Exec Global Responsible Gambling Report. January 2026

Responsible gambling is moving from a compliance function to an existential risk.

January’s developments mark a convergence that senior leaders cannot ignore. Addiction is no longer being regulated within sector boundaries. Lawmakers, regulators, and courts are applying the same logic to gambling, social media, digital products, tobacco, and alcohol. The organising principle is simple and unforgiving. If a product uses behavioural psychology to maximise engagement, the burden now falls on the operator to prove that design choices do not exploit vulnerability.

A major Western legislature is advancing a Digital Fairness Act that explicitly targets addictive design and dark patterns in digital products. At the same time, US courts are testing whether platforms can be held liable for deliberately engineering youth addiction through design choices. The evidentiary templates being established, internal communications, AB testing data, and discussions of trade-offs between engagement and harm translate directly to gambling product development.

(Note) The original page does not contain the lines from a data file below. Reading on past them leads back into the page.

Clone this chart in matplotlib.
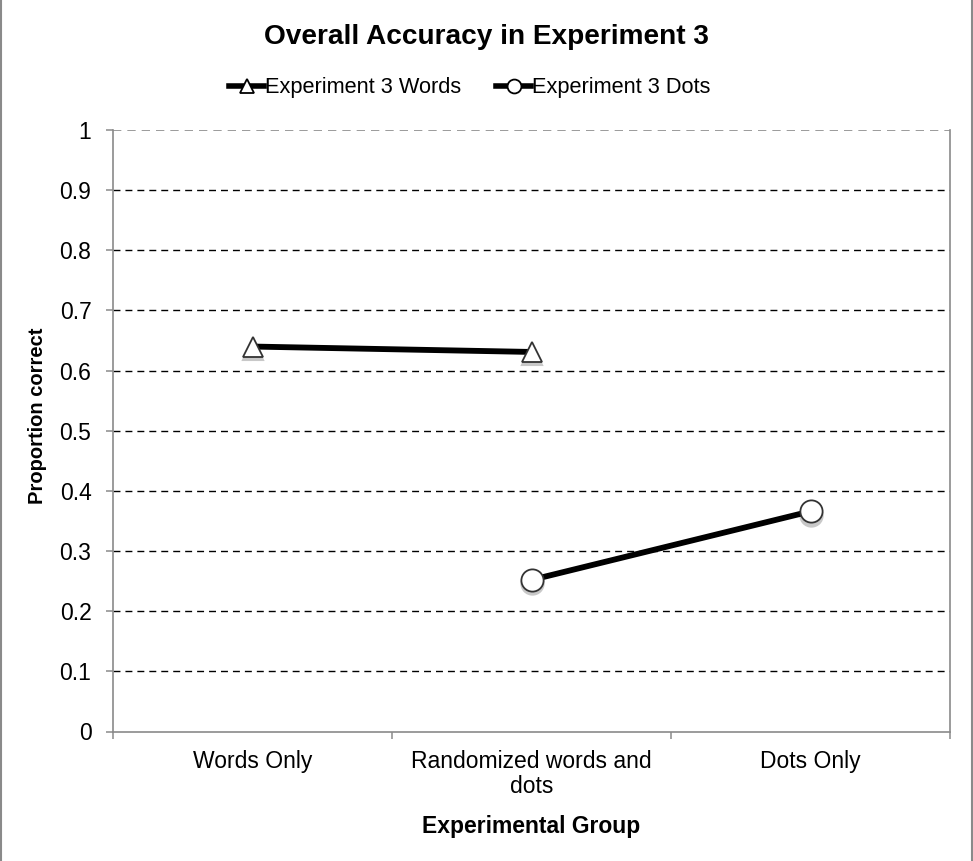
import matplotlib
matplotlib.use("Agg")
import matplotlib.pyplot as plt
from matplotlib.lines import Line2D
from matplotlib.transforms import ScaledTranslation

# ---- data ----
categories = ["Words Only", "Randomized words and\ndots", "Dots Only"]
words_x = [0, 1]
words_vals = [0.640, 0.631]
dots_x = [1, 2]
dots_vals = [0.252, 0.366]
yticks = [0, 0.1, 0.2, 0.3, 0.4, 0.5, 0.6, 0.7, 0.8, 0.9, 1.0]
ytick_labels = ["0", "0.1", "0.2", "0.3", "0.4", "0.5", "0.6", "0.7", "0.8", "0.9", "1"]
series_names = ["Experiment 3 Words", "Experiment 3 Dots"]
title = "Overall Accuracy in Experiment 3"
xlabel = "Experimental Group"
ylabel = "Proportion correct"

plt.rcParams["font.family"] = ["Liberation Sans", "DejaVu Sans"]

W, H = 973, 861
fig = plt.figure(figsize=(W / 100, H / 100), dpi=100)
fig.patch.set_facecolor("white")

left, right, top, bottom = 113, 950, 130, 731.5
ax = fig.add_axes([left / W, 1 - bottom / H, (right - left) / W, (bottom - top) / H])

gray = "#8a8a8a"
ax.set_xlim(-0.5, 2.5)
ax.set_ylim(0, 1)

# spines
for s in ["left", "bottom", "right"]:
    ax.spines[s].set_color(gray)
    ax.spines[s].set_linewidth(1.2)
ax.spines["top"].set_visible(False)

# y ticks
ax.set_yticks(yticks)
ax.set_yticklabels(ytick_labels)
ax.tick_params(axis="y", direction="out", length=5, width=1.1, color=gray,
               labelsize=16.5, pad=10.5)
# x ticks: labels at centres, tick marks at boundaries
ax.set_xticks(range(len(categories)))
ax.set_xticklabels(categories, linespacing=1.12)
ax.set_xticks([i - 0.5 for i in range(len(categories) + 1)], minor=True)
ax.tick_params(axis="x", which="major", length=0, labelsize=16.5, pad=13)
ax.tick_params(axis="x", which="minor", direction="out", length=5, width=1.1, color=gray)

# grid
ax.set_axisbelow(True)
ax.yaxis.grid(True, color="black", linewidth=1.0, linestyle=(0, (5, 3.6)))
glines = ax.get_ygridlines()
glines[0].set_visible(False)
glines[-1].set_color(gray)
glines[-1].set_linewidth(1.2)

# shadows for markers
shadow_tr = ax.transData + ScaledTranslation(0, -2.5 / 72, fig.dpi_scale_trans)
ax.plot(words_x, words_vals, linestyle="none", marker="^", markersize=15,
        markerfacecolor="#c8c8c8", markeredgecolor="#c8c8c8", markeredgewidth=1.5,
        transform=shadow_tr, zorder=3)
ax.plot(dots_x, dots_vals, linestyle="none", marker="o", markersize=16,
        markerfacecolor="#c8c8c8", markeredgecolor="#c8c8c8", markeredgewidth=1.5,
        transform=shadow_tr, zorder=3)

# series
ax.plot(words_x, words_vals, color="black", linewidth=4.2, solid_capstyle="butt",
        marker="^", markersize=15, markerfacecolor="white", markeredgecolor="#333333",
        markeredgewidth=1.3, zorder=4)
ax.plot(dots_x, dots_vals, color="black", linewidth=4.2, solid_capstyle="butt",
        marker="o", markersize=16, markerfacecolor="white", markeredgecolor="#333333",
        markeredgewidth=1.3, zorder=4)

# legend proxies
handles = [
    Line2D([], [], color="black", linewidth=4.0, marker="^", markersize=10,
           markerfacecolor="white", markeredgecolor="black", markeredgewidth=1.3),
    Line2D([], [], color="black", linewidth=4.0, marker="o", markersize=10,
           markerfacecolor="white", markeredgecolor="black", markeredgewidth=1.3),
]
fig.legend(handles, series_names, loc="center", bbox_to_anchor=(470 / W, 1 - 88 / H),
           ncol=2, frameon=False, fontsize=15.7, handlelength=1.6, handletextpad=0.05,
           columnspacing=1.6, borderpad=0, borderaxespad=0)

# texts
fig.text(486 / W, 1 - 37 / H, title, ha="center", va="center", fontsize=20.2,
         fontweight="bold")
fig.text(531 / W, 1 - 827 / H, xlabel, ha="center", va="center", fontsize=16.5,
         fontweight="bold")
fig.text(38 / W, 1 - 416 / H, ylabel, ha="center", va="center", fontsize=14.5,
         fontweight="bold", rotation=90)

# outer frame lines
fig.add_artist(Line2D([1 / W, 1 / W], [0, 1], transform=fig.transFigure,
                      color=gray, linewidth=1.5))
fig.add_artist(Line2D([971.5 / W, 971.5 / W], [0, 1], transform=fig.transFigure,
                      color=gray, linewidth=1.5))

fig.savefig("out.png", dpi=100)
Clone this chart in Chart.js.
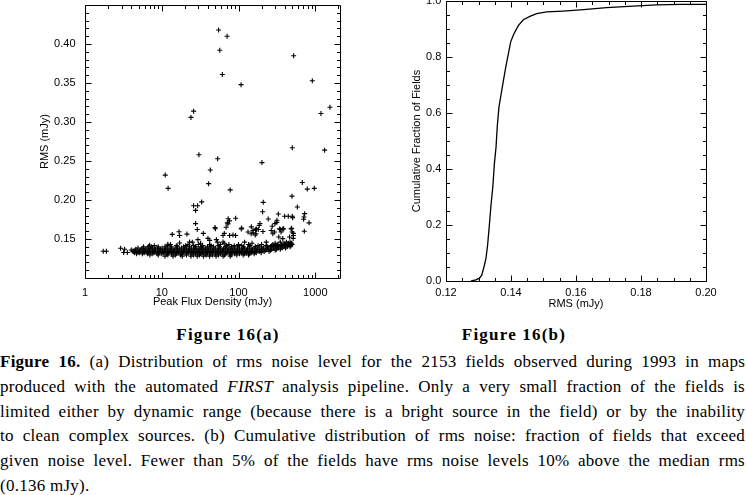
<!DOCTYPE html>
<html>
<head>
<meta charset="utf-8">
<script src="https://cdn.jsdelivr.net/npm/chart.js@4.4.1/dist/chart.umd.min.js"></script>
<style>
  html, body { margin: 0; padding: 0; background: #fff; }
  body { width: 746px; height: 495px; position: relative; overflow: hidden; }
  canvas { position: absolute; top: 0; }
  #left { left: 0; }
  #right { left: 350px; }
  .fig { position: absolute; width: 200px; text-align: center; font: bold 17px "Liberation Serif", serif; line-height: 20px; top: 325px; letter-spacing: 1.2px; }
  #caption { position: absolute; left: 0; top: 350px; width: 745px; font: 17px "Liberation Serif", serif; line-height: 24.8px; letter-spacing: 0.25px; }
  #caption div { text-align: justify; text-align-last: justify; white-space: nowrap; }
  #caption div.last { text-align-last: left; }
</style>
</head>
<body>
<canvas id="left" width="350" height="312"></canvas>
<canvas id="right" width="396" height="312"></canvas>
<div class="fig" style="left:128px">Figure 16(a)</div>
<div class="fig" style="left:414px">Figure 16(b)</div>
<div id="caption">
  <div><b>Figure 16.</b> (a) Distribution of rms noise level for the 2153 fields observed during 1993 in maps</div>
  <div>produced with the automated <i>FIRST</i> analysis pipeline. Only a very small fraction of the fields is</div>
  <div>limited either by dynamic range (because there is a bright source in the field) or by the inability</div>
  <div>to clean complex sources. (b) Cumulative distribution of rms noise: fraction of fields that exceed</div>
  <div>given noise level. Fewer than 5% of the fields have rms noise levels 10% above the median rms</div>
  <div class="last">(0.136 mJy).</div>
</div>
<script>
// Figure 16(a): isolated fields (peak flux in mJy, rms in mJy)
const outFlux = [55, 71, 57, 61.5, 108, 523, 915, 26, 24, 1186, 1553, 30.5, 53.5, 502, 1324,
  11.1, 12.1, 42.9, 40.8, 78, 202, 678, 787, 971, 497, 584, 210, 206, 26, 29.3, 33.1, 27.6, 27.6, 29,
  73.3, 91.8, 76.2, 71.5, 110, 49.4, 49.9, 181, 190, 186, 244, 317, 330, 399, 445, 502, 507,
  727, 712, 705, 830, 720, 208, 171, 275, 299, 351, 388, 493,
  13.7, 16.8, 17.1, 21.3, 518, 515, 84.7, 65.3, 147, 155, 165, 34.8, 40,
  6.75, 2.91, 3.28, 3.19, 3.56, 1.73, 1.90,
  72.8, 69, 108.6, 167, 169, 315, 267, 280, 295, 342, 359, 377, 485, 500, 520, 335, 377, 462,
  62.8, 76.5, 91.6, 133, 146, 154, 170,
  6.95, 12, 17.1, 23, 29.6, 42.1, 51.5, 62.8, 4.0, 4.2];
const outRms = [0.418, 0.410, 0.392, 0.361, 0.348, 0.385, 0.353, 0.314, 0.306, 0.311, 0.319, 0.258, 0.253, 0.267, 0.264,
  0.232, 0.215, 0.2385, 0.221, 0.213, 0.248, 0.2225, 0.214, 0.215, 0.205, 0.191, 0.197, 0.185, 0.1926, 0.1926, 0.1976, 0.1867, 0.1698, 0.1622,
  0.176, 0.1766, 0.1732, 0.1707, 0.164, 0.1648, 0.1631, 0.1622, 0.1698, 0.1673, 0.1757, 0.174, 0.182, 0.1791, 0.1791, 0.1791, 0.1774,
  0.1825, 0.1783, 0.1753, 0.1707, 0.160, 0.1597, 0.1622, 0.1664, 0.1698, 0.1622, 0.1631, 0.1639,
  0.1559, 0.1593, 0.1546, 0.1563, 0.1572, 0.1508, 0.1551, 0.1572, 0.1656, 0.158, 0.1551, 0.1572, 0.1508,
  0.1403, 0.1382, 0.1369, 0.1327, 0.1327, 0.1344, 0.1344,
  0.1694, 0.165, 0.163, 0.1618, 0.1568, 0.1714, 0.161, 0.1568, 0.1589, 0.163, 0.1589, 0.163, 0.163, 0.1589, 0.1546, 0.1525, 0.1505, 0.1525,
  0.1546, 0.1546, 0.1546, 0.1589, 0.1568, 0.161, 0.163,
  0.142, 0.1433, 0.1449, 0.1462, 0.1492, 0.1483, 0.1492, 0.1462, 0.136, 0.1345];

// the dense band of fields near the median rms, read row by row
const bandLevels = [0.128, 0.1295, 0.131, 0.1325, 0.134, 0.1355, 0.137, 0.1385, 0.140, 0.1415, 0.143, 0.1445, 0.146];
const bandFlux = [
  [11, 14, 18.5, 24, 29, 35, 42, 51, 63, 78],
  [7, 9, 12, 15, 17.5, 21, 26, 31, 38, 46, 55, 66, 80, 95, 115, 135],
  [4.7, 5.6, 6.5, 7.5, 8.7, 10, 11.6, 13.4, 15.5, 18, 20.8, 24, 27.8, 32, 37, 43, 50, 58, 67, 77, 89, 103, 120, 138, 160],
  [4.4, 5.1, 5.9, 6.8, 7.9, 9.2, 10.6, 12.3, 14.2, 16.4, 19, 22, 25.5, 29.5, 34, 39.5, 45.5, 53, 61, 71, 82, 95, 110, 127, 147, 170, 197],
  [4.3, 4.9, 5.7, 6.6, 7.6, 8.8, 10.2, 11.8, 13.7, 15.8, 18.3, 21.2, 24.5, 28.3, 32.7, 37.8, 43.7, 50.5, 58.4, 67.5, 78, 90, 104, 121, 140, 162, 187, 216, 250],
  [4.5, 5.2, 6.0, 6.9, 8.0, 9.3, 10.8, 12.5, 14.4, 16.7, 19.3, 22.3, 25.8, 29.8, 34.5, 39.9, 46, 53.3, 61.6, 71.2, 82.3, 95.2, 110, 127, 147, 170, 196, 227, 262, 300],
  [4.6, 5.4, 6.2, 7.2, 8.3, 9.6, 11.1, 12.9, 14.9, 17.2, 19.9, 23, 26.6, 30.8, 35.6, 41.1, 47.5, 55, 63.5, 73.4, 84.9, 98.2, 113.5, 131, 152, 175, 203, 234, 271, 313, 350],
  [4.9, 5.7, 6.6, 7.6, 8.8, 10.1, 11.7, 13.5, 15.6, 18.1, 20.9, 24.2, 28, 32.3, 37.4, 43.2, 50, 57.8, 66.8, 77.2, 89.2, 103, 119, 138, 160, 185, 213, 247, 285, 330, 370, 410],
  [5.8, 7.3, 9.0, 11, 13.3, 16, 19.2, 23, 27.5, 33, 39.5, 47.2, 56.5, 67.6, 81, 97, 116, 139, 166, 199, 238, 262, 290, 320, 355, 390, 430, 470],
  [8, 12, 15.5, 20.5, 26, 34, 44, 55, 70, 88, 110, 140, 180, 230, 270, 300, 330, 365, 400, 440, 480],
  [13, 22, 30, 42, 58, 75, 100, 135, 200, 280, 320, 360, 410, 460, 500],
  [32, 65, 150, 300, 390, 445, 490],
  [25, 53, 120, 230, 350, 420, 470]
];

const fluxTicks = [1, 10, 100, 1000];
const rmsTicks = [0.15, 0.20, 0.25, 0.30, 0.35, 0.40];

// Figure 16(b): cumulative fraction of fields vs rms
const cdfRms = [0.1277, 0.1292, 0.1303, 0.1310, 0.1317, 0.1323, 0.1328, 0.1333, 0.1338, 0.1344, 0.1349, 0.1354,
  0.1358, 0.1363, 0.1369, 0.1376, 0.1384, 0.1392, 0.1399, 0.1409, 0.1423, 0.1438, 0.1458, 0.1479, 0.1510,
  0.1561, 0.1623, 0.1694, 0.1776, 0.1848, 0.1920, 0.2000];
const cdfFrac = [0.000, 0.004, 0.010, 0.021, 0.051, 0.081, 0.128, 0.194, 0.265, 0.336, 0.420, 0.479,
  0.556, 0.622, 0.663, 0.711, 0.765, 0.812, 0.854, 0.883, 0.913, 0.933, 0.945, 0.955, 0.961,
  0.964, 0.969, 0.976, 0.982, 0.986, 0.988, 0.988];

const cdfXTicks = [0.12, 0.14, 0.16, 0.18, 0.20];
const cdfYTicks = [0.0, 0.2, 0.4, 0.6, 0.8, 1.0];

const tickFont = { family: 'Liberation Sans', size: 11 };

// frame with inward ticks on all four sides, like the IDL plots
const frameTicks = {
  id: 'frameTicks',
  afterDraw(chart, args, opts) {
    const { ctx, chartArea: a } = chart;
    const x = chart.scales.x, y = chart.scales.y;
    const L = Math.round(a.left) + 0.5, R = Math.round(a.right) + 0.5;
    const T = Math.round(a.top) + 0.5, B = Math.round(a.bottom) + 0.5;
    ctx.save();
    ctx.strokeStyle = '#000';
    ctx.lineWidth = 1;
    ctx.beginPath();
    ctx.rect(L, T, R - L, B - T);
    const mark = (scale, values, len) => {
      values.forEach(v => {
        const p = Math.round(scale.getPixelForValue(v)) + 0.5;
        if (scale.isHorizontal()) {
          if (p < L - 1 || p > R + 1) return;
          ctx.moveTo(p, B); ctx.lineTo(p, B - len);
          ctx.moveTo(p, T); ctx.lineTo(p, T + len);
        } else {
          if (p < T - 1 || p > B + 1) return;
          ctx.moveTo(L, p); ctx.lineTo(L + len, p);
          ctx.moveTo(R, p); ctx.lineTo(R - len, p);
        }
      });
    };
    mark(x, x.ticks.map(t => t.value), opts.major);
    mark(y, y.ticks.map(t => t.value), opts.major);
    mark(x, opts.xMinor, opts.minor);
    mark(y, opts.yMinor, opts.minor);
    ctx.stroke();
    ctx.restore();
  }
};

function fixedAxis(size, horizontal) {
  return scale => {
    if (horizontal) {
      scale.height = size;
      scale.paddingLeft = 0; scale.paddingRight = 0;
    } else {
      scale.width = size;
      scale.paddingTop = 0; scale.paddingBottom = 0;
    }
  };
}

function steps(from, to, step) {
  const out = [];
  for (let v = from; v <= to + 1e-9; v += step) out.push(+v.toFixed(4));
  return out;
}

// Left chart: scatter
const scatterPoints = outFlux.map((f, i) => ({ x: f, y: outRms[i] }));
bandLevels.forEach((r, i) => {
  bandFlux[i].forEach(f => scatterPoints.push({ x: f, y: r }));
});

const logMinor = [];
[1, 10, 100, 1000].forEach(d => {
  for (let k = 2; k <= 9; k++) logMinor.push(d * k);
});

const noGrid = { display: false, drawTicks: false };

new Chart(document.getElementById('left'), {
  type: 'scatter',
  data: {
    datasets: [{
      data: scatterPoints,
      pointStyle: 'cross',
      pointRadius: 2.5,
      borderWidth: 1.1,
      borderColor: '#000',
      backgroundColor: '#000'
    }]
  },
  options: {
    responsive: false,
    animation: false,
    events: [],
    layout: { padding: { left: 38, top: 1, right: 10, bottom: 0 } },
    plugins: {
      legend: { display: false },
      tooltip: { enabled: false },
      frameTicks: { major: 6, minor: 3.5, xMinor: logMinor, yMinor: steps(0.11, 0.44, 0.01) }
    },
    scales: {
      x: {
        type: 'logarithmic',
        min: 1,
        max: 2100,
        grid: noGrid,
        border: { display: false },
        afterBuildTicks: scale => { scale.ticks = fluxTicks.map(v => ({ value: v })); },
        afterFit: fixedAxis(34, true),
        ticks: { color: '#000', font: tickFont, padding: 8, maxRotation: 0, callback: v => String(v) },
        title: { display: true, text: 'Peak Flux Density (mJy)', color: '#000', font: tickFont, padding: { top: 0, bottom: 3 } }
      },
      y: {
        type: 'linear',
        min: 0.10,
        max: 0.45,
        grid: noGrid,
        border: { display: false },
        afterBuildTicks: scale => { scale.ticks = rmsTicks.map(v => ({ value: v })); },
        afterFit: fixedAxis(47, false),
        ticks: { color: '#000', font: tickFont, padding: 9.5, callback: v => v.toFixed(2) },
        title: { display: true, text: 'RMS (mJy)', color: '#000', font: tickFont, padding: { top: 0, bottom: 0 } }
      }
    }
  },
  plugins: [frameTicks]
});

// Right chart: cumulative distribution
new Chart(document.getElementById('right'), {
  type: 'line',
  data: {
    datasets: [{
      data: cdfRms.map((r, i) => ({ x: r, y: cdfFrac[i] })),
      borderColor: '#000',
      borderWidth: 1.3,
      pointRadius: 0,
      tension: 0,
      fill: false
    }]
  },
  options: {
    responsive: false,
    animation: false,
    events: [],
    layout: { padding: { left: 60, top: 1, right: 40, bottom: 0 } },
    plugins: {
      legend: { display: false },
      tooltip: { enabled: false },
      frameTicks: { major: 6, minor: 3.5, xMinor: steps(0.125, 0.195, 0.005), yMinor: steps(0.05, 0.95, 0.05) }
    },
    scales: {
      x: {
        type: 'linear',
        min: 0.12,
        max: 0.20,
        grid: noGrid,
        border: { display: false },
        afterBuildTicks: scale => { scale.ticks = cdfXTicks.map(v => ({ value: v })); },
        afterFit: fixedAxis(31, true),
        ticks: { color: '#000', font: tickFont, padding: 5, maxRotation: 0, callback: v => v.toFixed(2) },
        title: { display: true, text: 'RMS (mJy)', color: '#000', font: tickFont, padding: { top: 0, bottom: 1.4 } }
      },
      y: {
        type: 'linear',
        min: 0,
        max: 1,
        grid: noGrid,
        border: { display: false },
        afterBuildTicks: scale => { scale.ticks = cdfYTicks.map(v => ({ value: v })); },
        afterFit: fixedAxis(36, false),
        ticks: { color: '#000', font: tickFont, padding: 4.6, callback: v => v.toFixed(1) },
        title: { display: true, text: 'Cumulative Fraction of Fields', color: '#000', font: tickFont, padding: { top: 0, bottom: 0 } }
      }
    }
  },
  plugins: [frameTicks]
});
</script>
</body>
</html>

New empirical research strengthens the regulatory case. Evidence linking childhood gambling exposure to a fourfold increase in adult problem gambling risk challenges long-held assumptions about family responsibility and age verification sufficiency. The implication is a shift from preventing underage gambling to preventing exposure altogether, including for young adults.

This briefing sets out the decision facing boards. Continue to treat responsible gambling as a licence condition to be satisfied, or recognise it as the primary front where permission to operate will be tested over the next two years. The outcome will be determined less by policy statements and more by whether organisations can demonstrate defensible product design, documented harm testing, and genuine limits on engagement optimisation.